REQUIREMENTS:
Using the records below, give the number of lines where the word "this" appears, with no further output.

________________________________________

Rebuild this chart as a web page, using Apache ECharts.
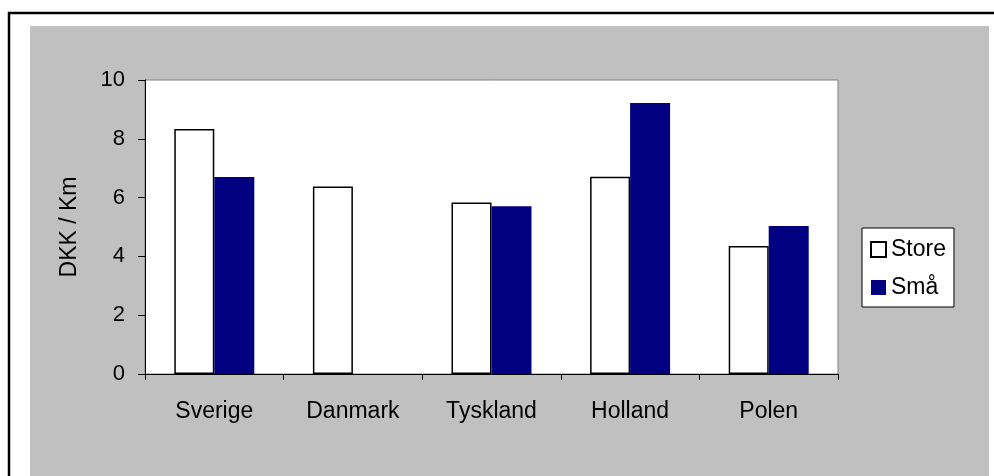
<!DOCTYPE html>
<html>
<head>
<meta charset="utf-8">
<title>DKK / Km</title>
<script src="https://cdn.jsdelivr.net/npm/echarts@6/dist/echarts.min.js"></script>
<style>
  html, body { margin: 0; padding: 0; background: #ffffff; }
  #chart { width: 994px; height: 476px; }
</style>
</head>
<body>
<div id="chart"></div>
<script>
// Cost per kilometre by country, large vs. small
const countries = ['Sverige', 'Danmark', 'Tyskland', 'Holland', 'Polen'];
const storeValues = [8.33, 6.38, 5.83, 6.71, 4.35];
const smaValues = [6.70, null, 5.71, 9.22, 5.03];
const yTicks = [0, 2, 4, 6, 8, 10];

const FONT = '"Liberation Sans", Arial, sans-serif';
const chart = echarts.init(document.getElementById('chart'), null, { renderer: 'canvas' });

chart.setOption({
  animation: false,
  backgroundColor: '#ffffff',
  textStyle: { fontFamily: FONT, color: '#000000' },
  graphic: [
    // grey chart area
    { type: 'rect', z: -10, silent: true,
      shape: { x: 30, y: 26, width: 959, height: 460 },
      style: { fill: '#c0c0c0' } },
    // frame lines
    { type: 'line', z: -5, silent: true,
      shape: { x1: 8, y1: 13, x2: 994, y2: 13 },
      style: { stroke: '#000000', lineWidth: 2.5 } },
    { type: 'line', z: -5, silent: true,
      shape: { x1: 9, y1: 12, x2: 9, y2: 476 },
      style: { stroke: '#000000', lineWidth: 2.5 } }
  ],
  grid: {
    left: 145, top: 80, right: 156, bottom: 102,
    show: true, backgroundColor: '#ffffff',
    borderColor: '#808080', borderWidth: 1
  },
  legend: {
    orient: 'vertical',
    left: 862, top: 228,
    padding: [10, 8, 8, 8],
    itemGap: 15,
    itemWidth: 15, itemHeight: 15,
    itemTextGap: 4,
    backgroundColor: '#ffffff',
    borderColor: '#000000', borderWidth: 1,
    icon: 'rect',
    textStyle: { fontFamily: FONT, fontSize: 23, lineHeight: 23, color: '#000000' },
    data: ['Store', 'Små']
  },
  xAxis: {
    type: 'category',
    data: countries,
    boundaryGap: true,
    axisLine: { show: true, lineStyle: { color: '#000000', width: 1 } },
    axisTick: { show: true, alignWithLabel: false, length: 6, lineStyle: { color: '#000000' } },
    axisLabel: { margin: 26, fontFamily: FONT, fontSize: 23, color: '#000000' },
    splitLine: { show: false }
  },
  yAxis: {
    type: 'value',
    min: yTicks[0], max: yTicks[yTicks.length - 1], interval: 2,
    name: 'DKK / Km',
    nameLocation: 'middle',
    nameGap: 64,
    nameRotate: 90,
    nameTextStyle: { fontFamily: FONT, fontSize: 23, color: '#000000' },
    axisLine: { show: true, lineStyle: { color: '#000000', width: 1 } },
    axisTick: { show: true, length: 7, lineStyle: { color: '#000000' } },
    axisLabel: { margin: 20, fontFamily: FONT, fontSize: 22, color: '#000000' },
    splitLine: { show: false }
  },
  series: [
    {
      name: 'Store', type: 'bar',
      data: storeValues,
      barWidth: 40, barGap: '0%',
      itemStyle: { color: '#ffffff', borderColor: '#000000', borderWidth: 1.5 }
    },
    {
      name: 'Små', type: 'bar',
      data: smaValues,
      barWidth: 40, barGap: '0%',
      itemStyle: { color: '#000080' }
    }
  ]
});
</script>
</body>
</html>
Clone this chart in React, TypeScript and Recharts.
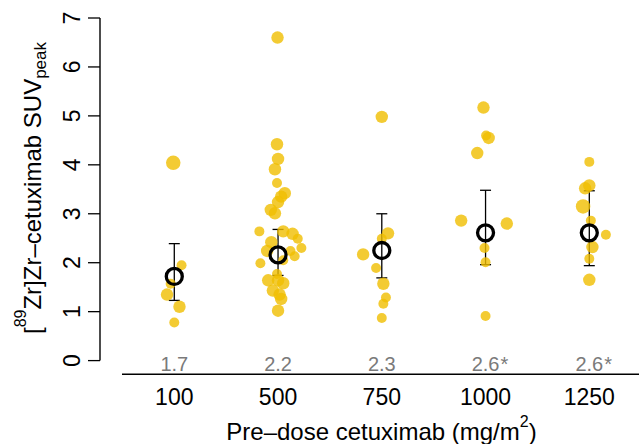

________________________________________

SOLUTION:
2